Lahiri's most recent book, In Other Words, is a memoir exploring her journey into learning Italian, which included moving to Rome to immerse herself in the language.

"The strange contradiction of [deciding to learn] Italian, which I have tried to explain in the book that people have asked me about is it's all a series of contradiction, this whole path, the whole project. And I think the central one is I'm looking for some kind of rootedness, some kind of home, some kind of place, point of reference, all of these things that were lacking in my life, and why? Because I want to feel comfortable. I want to feel comforted in the world. I don't like this sense of why I don't fit in anywhere? Why don't belong anywhere? Why can't I call anyplace home? This anxiety. So what do I do? I look for it in a totally new language in which I am completely alien, and I feel very much I am very much a stranger, a foreigner, I mean by definition I'm a foreigner in that language, and yet I feel at home. It's the feeling of feeling at home within the obvious atmosphere of the Other and of foreignness, and so I think there's something to be explored there in that what do other languages give us?"

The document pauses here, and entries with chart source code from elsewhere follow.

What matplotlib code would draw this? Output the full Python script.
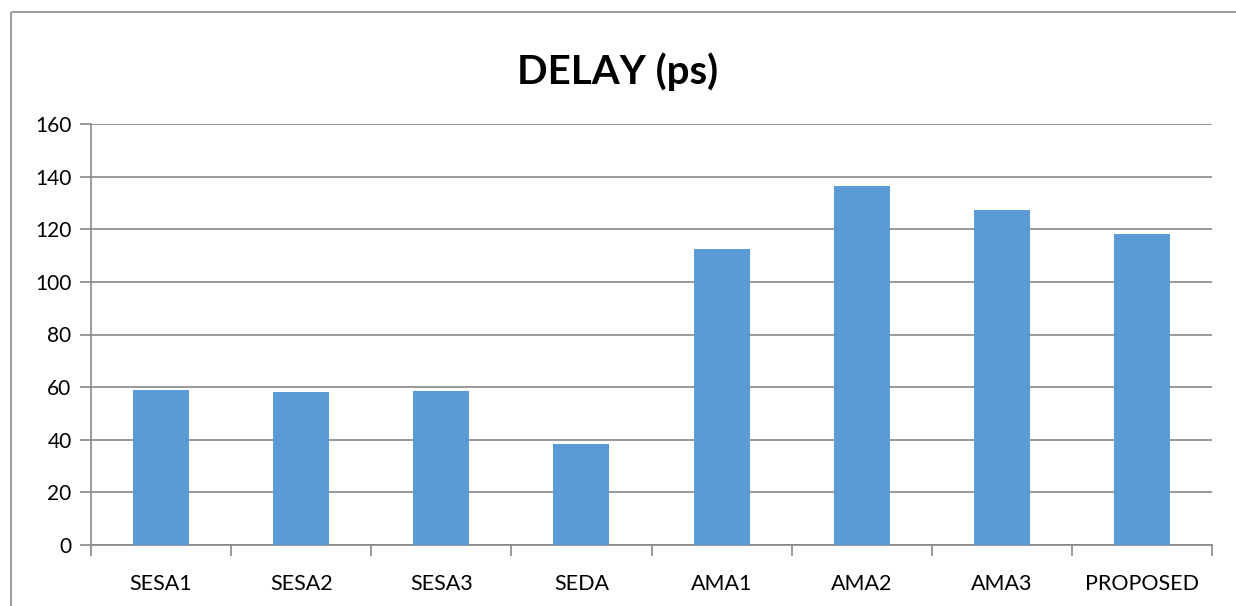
import matplotlib
matplotlib.use("Agg")
import matplotlib.pyplot as plt
from matplotlib.lines import Line2D
import numpy as np

categories = ["SESA1", "SESA2", "SESA3", "SEDA", "AMA1", "AMA2", "AMA3", "PROPOSED"]
delay = [59.0, 58.1, 58.6, 38.4, 112.4, 136.3, 127.2, 118.1]
yticks = [0, 20, 40, 60, 80, 100, 120, 140, 160]

plt.rcParams['font.family'] = ['Lato', 'DejaVu Sans']

W, H = 1236, 606
fig = plt.figure(figsize=(W / 100, H / 100), dpi=100)
bx, by = 10.5 / W, 1 - 11.5 / H
fig.lines.append(Line2D([bx, 1.02], [by, by], transform=fig.transFigure,
                        color="#8c8c8c", linewidth=1.2, solid_capstyle="butt"))
fig.lines.append(Line2D([bx, bx], [-0.02, by], transform=fig.transFigure,
                        color="#8c8c8c", linewidth=1.2, solid_capstyle="butt"))

ax = fig.add_axes([91 / W, 1 - 545 / H, (1212 - 91) / W, (545 - 124) / H])
x = np.arange(len(categories))
ax.bar(x, delay, width=0.4, color="#5B9BD5", zorder=3)

ax.set_xlim(-0.5, len(categories) - 0.5)
ax.set_ylim(0, 160)
ax.set_yticks(yticks)
ax.set_yticklabels([str(v) for v in yticks], fontsize=15)
ax.tick_params(axis='y', length=8, color="#878787", width=1.2, pad=6)
ax.yaxis.grid(True, color="#878787", linewidth=1.2, zorder=0)

ax.set_xticks(x)
ax.set_xticklabels(categories, fontsize=15.5)
ax.tick_params(axis='x', length=0, pad=21)
ax.set_xticks(np.arange(-0.5, len(categories)), minor=True)
ax.tick_params(axis='x', which='minor', length=8, color="#878787", width=1.2)

for s in ["top", "right"]:
    ax.spines[s].set_visible(False)
for s in ["left", "bottom"]:
    ax.spines[s].set_color("#878787")
    ax.spines[s].set_linewidth(1.2)

fig.text(0.5, 1 - 72 / H, "DELAY (ps)", ha="center", va="center",
         fontsize=29, fontweight="bold")

fig.savefig("out.png", dpi=100)
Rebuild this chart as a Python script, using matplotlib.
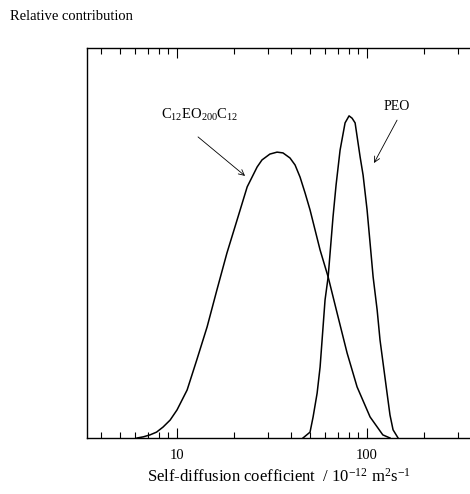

Speaking of the new language as a way of introducing a good form of complication to her life, Lahiri spoke of the need for creators to embrace a sense of disorder:

"If you're creating, if you're choosing to live outside the balance zone, and if you're actually more interested in disrupting the balance and turning it upside down and poking into it and taking it apart and pulling the threads out, I mean this is what we're doing as artists, right? I mean, yes, it would be nice if it were all nice and harmonious and order. But disorder is the greater power, right? And you have to be in touch with that."